Aumann's theorem beyond ontology: quantum, postquantum, and indefinite causal order

TL;DR

This paper extends Aumann's agreement theorem beyond classical ontology to quantum, postquantum, and indefinite causal order scenarios by deriving an operational version that relies solely on observations, not an objective state.

Contribution

It introduces an operational framework for Aumann's theorem applicable to quantum and postquantum phenomena, bypassing the need for an underlying objective state of the world.

Findings

The theorem holds in quantum theory and indefinite causal order scenarios.

It clarifies the conditions under which agreement theorems may fail, such as Wigner's friend situations.
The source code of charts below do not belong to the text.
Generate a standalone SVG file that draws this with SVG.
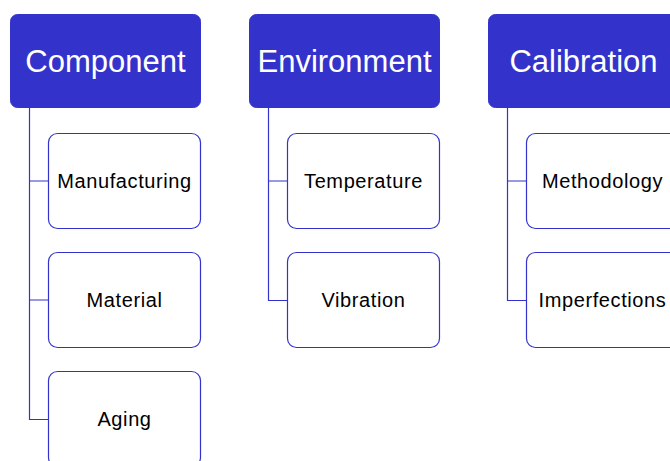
<svg xmlns="http://www.w3.org/2000/svg" width="670" height="461" viewBox="0 0 670 461">
<style>
.hdr{fill:#3333cc;stroke:#3333cc;stroke-width:1}
.hdr-t{font-family:"Liberation Sans",Arial,sans-serif;font-size:31px;fill:#ffffff;text-anchor:middle;dominant-baseline:central}
.box{fill:#ffffff;stroke:#3333cc;stroke-width:1.2}
.box-t{font-family:"Liberation Sans",Arial,sans-serif;font-size:20px;letter-spacing:0.6px;fill:#000000;text-anchor:middle;dominant-baseline:central}
.conn{fill:none;stroke:#3333cc;stroke-width:1.2}
</style>
<rect width="670" height="461" fill="#ffffff"/>
<g id="connectors">
<path class="conn" d="M29.5,108 V419.5 H48 M29.5,181 H48 M29.5,300 H48"/>
<path class="conn" d="M268.5,108 V300.5 H287 M268.5,181 H287"/>
<path class="conn" d="M507.5,108 V300.5 H526 M507.5,181 H526"/>
</g>
<g id="component">
<rect class="hdr" x="10.5" y="14.5" width="190" height="93" rx="7"/>
<text class="hdr-t" x="105.5" y="61">Component</text>
</g>
<g id="manufacturing">
<rect class="box" x="48.5" y="133.5" width="152" height="95" rx="9"/>
<text class="box-t" x="124.5" y="181">Manufacturing</text>
</g>
<g id="material">
<rect class="box" x="48.5" y="252.5" width="152" height="95" rx="9"/>
<text class="box-t" x="124.5" y="300">Material</text>
</g>
<g id="aging">
<rect class="box" x="48.5" y="371.5" width="152" height="95" rx="9"/>
<text class="box-t" x="124.5" y="419">Aging</text>
</g>
<g id="environment">
<rect class="hdr" x="249.5" y="14.5" width="190" height="93" rx="7"/>
<text class="hdr-t" x="344.5" y="61">Environment</text>
</g>
<g id="temperature">
<rect class="box" x="287.5" y="133.5" width="152" height="95" rx="9"/>
<text class="box-t" x="363.5" y="181">Temperature</text>
</g>
<g id="vibration">
<rect class="box" x="287.5" y="252.5" width="152" height="95" rx="9"/>
<text class="box-t" x="363.5" y="300">Vibration</text>
</g>
<g id="calibration">
<rect class="hdr" x="488.5" y="14.5" width="190" height="93" rx="7"/>
<text class="hdr-t" x="583.5" y="61">Calibration</text>
</g>
<g id="methodology">
<rect class="box" x="526.5" y="133.5" width="152" height="95" rx="9"/>
<text class="box-t" x="602.5" y="181">Methodology</text>
</g>
<g id="imperfections">
<rect class="box" x="526.5" y="252.5" width="152" height="95" rx="9"/>
<text class="box-t" x="602.5" y="300">Imperfections</text>
</g>
</svg>
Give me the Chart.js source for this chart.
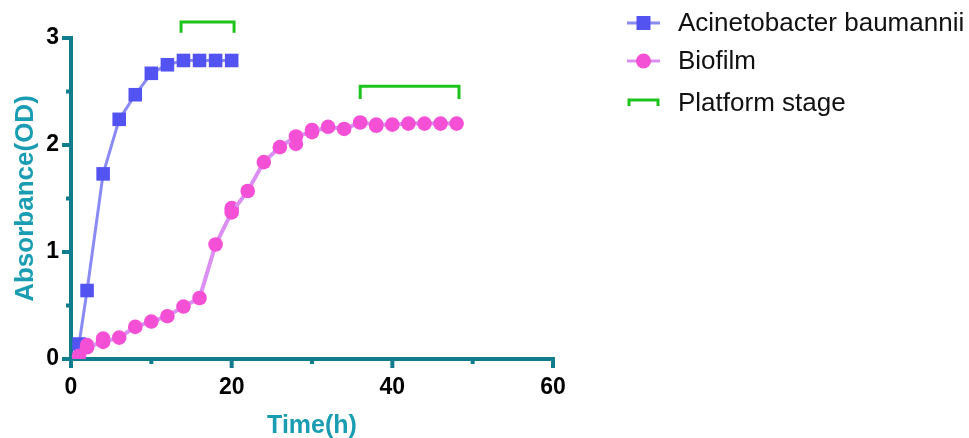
<!DOCTYPE html>
<html>
<head>
<meta charset="utf-8">
<script src="https://cdn.jsdelivr.net/npm/chart.js@4.4.1/dist/chart.umd.min.js"></script>
<style>
  html, body { margin: 0; padding: 0; background: #ffffff; }
  #wrap { width: 969px; height: 438px; position: relative; }
</style>
</head>
<body>
<div id="wrap"><canvas id="c" width="969" height="438"></canvas></div>
<script>
// ---- data ----
const seriesNames = ["Acinetobacter baumannii", "Biofilm", "Platform stage"];
const timeA = [1, 2, 4, 6, 8, 10, 12, 14, 16, 18, 20];
const odA   = [0.14, 0.64, 1.73, 2.24, 2.47, 2.67, 2.75, 2.79, 2.79, 2.79, 2.79];
const timeB = [1, 2, 4, 6, 8, 10, 12, 14, 16, 18, 20, 22, 24, 26, 28, 30, 32, 34, 36, 38, 40, 42, 44, 46, 48];
const odB   = [0.03, 0.11, 0.16, 0.20, 0.30, 0.35, 0.40, 0.49, 0.57, 1.07, 1.37, 1.57, 1.84, 1.98, 2.08, 2.12, 2.17, 2.15, 2.21, 2.19, 2.19, 2.20, 2.20, 2.20, 2.20];
// second replicate markers of the biofilm series that do not coincide with the first
const timeBrep = [2, 4, 20, 28, 30, 38];
const odBrep   = [0.13, 0.19, 1.41, 2.01, 2.14, 2.18];
// platform stage brackets
const bracketStart = [13.7, 36];
const bracketEnd   = [20.3, 48.3];
const bracketTop   = [3.15, 2.55];
const bracketFoot  = [3.05, 2.43];
// axes
const xTicksMajor = [0, 20, 40, 60];
const xTicksMinor = [10, 30, 50];
const yTicksMajor = [0, 1, 2, 3];
const yTicksMinor = [0.5, 1.5, 2.5];

// ---- styles ----
const AXIS = '#0f7d8e';
const TITLE = '#1a9db2';
const BLUE_LINE = '#8a8af4', BLUE_PT = '#5353f2';
const PINK_LINE = '#dc8ff2', PINK_PT = '#f450d6';
const GREEN = '#1cc41c';
const FONT = '"Liberation Sans", Arial, Helvetica, sans-serif';

const ptsA = timeA.map((t, i) => ({x: t, y: odA[i]}));
const ptsB = timeB.map((t, i) => ({x: t, y: odB[i]}));
const ptsBrep = timeBrep.map((t, i) => ({x: t, y: odBrep[i]}));
const bracketPts = [];
bracketStart.forEach((s, i) => {
  bracketPts.push({x: s, y: bracketFoot[i]}, {x: s, y: bracketTop[i]},
                  {x: bracketEnd[i], y: bracketTop[i]}, {x: bracketEnd[i], y: bracketFoot[i]});
  if (i < bracketStart.length - 1) bracketPts.push({x: null, y: null});
});

const axesPlugin = {
  id: 'axesPlugin',
  beforeDatasetsDraw(chart) {
    const {ctx, scales: {x, y}} = chart;
    const x0 = x.getPixelForValue(0), y0 = y.getPixelForValue(0);
    ctx.save();
    ctx.strokeStyle = AXIS; ctx.fillStyle = AXIS;
    ctx.lineWidth = 4; ctx.lineCap = 'butt';
    // y axis
    ctx.beginPath();
    ctx.moveTo(x0, y.getPixelForValue(3) - 2);
    ctx.lineTo(x0, y0 + 2);
    ctx.stroke();
    // x axis
    ctx.beginPath();
    ctx.moveTo(x0 - 9, y0);
    ctx.lineTo(x.getPixelForValue(60) + 2, y0);
    ctx.stroke();
    // y ticks
    yTicksMajor.forEach(v => { const p = y.getPixelForValue(v);
      ctx.beginPath(); ctx.moveTo(x0 - 9, p); ctx.lineTo(x0, p); ctx.stroke(); });
    yTicksMinor.forEach(v => { const p = y.getPixelForValue(v);
      ctx.beginPath(); ctx.moveTo(x0 - 5, p); ctx.lineTo(x0, p); ctx.stroke(); });
    // x ticks
    xTicksMajor.forEach(v => { const p = x.getPixelForValue(v);
      ctx.beginPath(); ctx.moveTo(p, y0); ctx.lineTo(p, y0 + 9); ctx.stroke(); });
    xTicksMinor.forEach(v => { const p = x.getPixelForValue(v);
      ctx.beginPath(); ctx.moveTo(p, y0); ctx.lineTo(p, y0 + 5); ctx.stroke(); });
    ctx.restore();
  }
};

const legendPlugin = {
  id: 'legendPlugin',
  afterDraw(chart) {
    const ctx = chart.ctx;
    const lx0 = 627, lx1 = 660, cx = 643.5, tx = 678;
    const rows = [23, 61, 103];
    ctx.save();
    // Acinetobacter
    ctx.strokeStyle = BLUE_LINE; ctx.lineWidth = 3;
    ctx.beginPath(); ctx.moveTo(lx0, rows[0]); ctx.lineTo(lx1, rows[0]); ctx.stroke();
    ctx.fillStyle = BLUE_PT; ctx.fillRect(cx - 7, rows[0] - 7, 14, 14);
    // Biofilm
    ctx.strokeStyle = PINK_LINE;
    ctx.beginPath(); ctx.moveTo(lx0, rows[1]); ctx.lineTo(lx1, rows[1]); ctx.stroke();
    ctx.fillStyle = PINK_PT; ctx.beginPath(); ctx.arc(cx, rows[1], 7.5, 0, Math.PI * 2); ctx.fill();
    // Platform stage bracket
    ctx.strokeStyle = GREEN; ctx.lineWidth = 3;
    ctx.beginPath();
    ctx.moveTo(lx0 + 2, rows[2] + 3); ctx.lineTo(lx0 + 2, rows[2] - 3);
    ctx.lineTo(lx1 - 2, rows[2] - 3); ctx.lineTo(lx1 - 2, rows[2] + 3);
    ctx.stroke();
    // texts
    ctx.fillStyle = '#111111';
    ctx.font = '26px ' + FONT;
    ctx.textBaseline = 'middle'; ctx.textAlign = 'left';
    seriesNames.forEach((n, i) => ctx.fillText(n, tx, rows[i] + 1));
    ctx.restore();
  }
};

new Chart(document.getElementById('c'), {
  type: 'scatter',
  data: {
    datasets: [
      { label: seriesNames[0], data: ptsA, showLine: true, order: 2,
        borderColor: BLUE_LINE, borderWidth: 3, pointStyle: 'rect', pointRadius: 9.6,
        pointBackgroundColor: BLUE_PT, pointBorderColor: BLUE_PT, pointBorderWidth: 0,
        pointHoverRadius: 9.6 },
      { label: seriesNames[1], data: ptsB, showLine: true, order: 1,
        borderColor: PINK_LINE, borderWidth: 4, pointStyle: 'circle', pointRadius: 7.3,
        pointBackgroundColor: PINK_PT, pointBorderColor: PINK_PT, pointBorderWidth: 0,
        pointHoverRadius: 7.3 },
      { label: 'rep', data: ptsBrep, showLine: false, order: 1,
        pointStyle: 'circle', pointRadius: 7.3,
        pointBackgroundColor: PINK_PT, pointBorderColor: PINK_PT, pointBorderWidth: 0 },
      { label: seriesNames[2], data: bracketPts, showLine: true, spanGaps: false, clip: false, order: 0,
        borderColor: GREEN, borderWidth: 3, pointRadius: 0, borderJoinStyle: 'miter' }
    ]
  },
  options: {
    responsive: false, animation: false, devicePixelRatio: 1,
    layout: { padding: { top: 38, right: 416, left: 0, bottom: 0 } },
    plugins: { legend: { display: false }, tooltip: { enabled: false } },
    scales: {
      x: {
        type: 'linear', min: 0, max: 60,
        grid: { display: false, drawTicks: false }, border: { display: false },
        afterBuildTicks(s) { s.ticks = xTicksMajor.map(v => ({value: v})); },
        afterFit(s) { s.height = 79; },
        ticks: { color: '#000', font: { family: FONT, size: 23, weight: 'bold' }, padding: 15, maxRotation: 0 },
        title: { display: true, text: 'Time(h)', color: TITLE,
                 font: { family: FONT, size: 25, weight: 'bold' }, padding: { top: 0, bottom: -3 } }
      },
      y: {
        type: 'linear', min: 0, max: 3,
        grid: { display: false, drawTicks: false }, border: { display: false },
        afterBuildTicks(s) { s.ticks = yTicksMajor.map(v => ({value: v})); },
        afterFit(s) { s.width = 71; },
        ticks: { color: '#000', font: { family: FONT, size: 23, weight: 'bold' }, padding: 12 },
        title: { display: true, text: 'Absorbance(OD)', color: TITLE,
                 font: { family: FONT, size: 26, weight: 'bold' }, padding: { top: 10, bottom: 0 } }
      }
    }
  },
  plugins: [axesPlugin, legendPlugin]
});
</script>
</body>
</html>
The approach unifies classical and quantum agreement results without assuming an objective state.

Abstract

Agreement theorems are no-go results about rational disagreement: if two agents start from a common prior and their posterior beliefs are common knowledge, they cannot assign different probabilities to the same event. Standard treatments of the result have the agents reason about an underlying state of the world, which has lead some to ask whether the result can extend to quantum or postquantum phenomena, where such a description may no longer be appropriate. We derive an operational version of Aumann's agreement theorem without assuming an objective state of the world and instead focusing only on what is observed. This allows us to establish the theorem's validity in quantum theory and even in situations with indefinite causal order or involving hypothetical postquantum phenomena. We comment on seemingly contradictory results in the literature and point to the one place where the theorem might fail: Wigner's friend-type situations.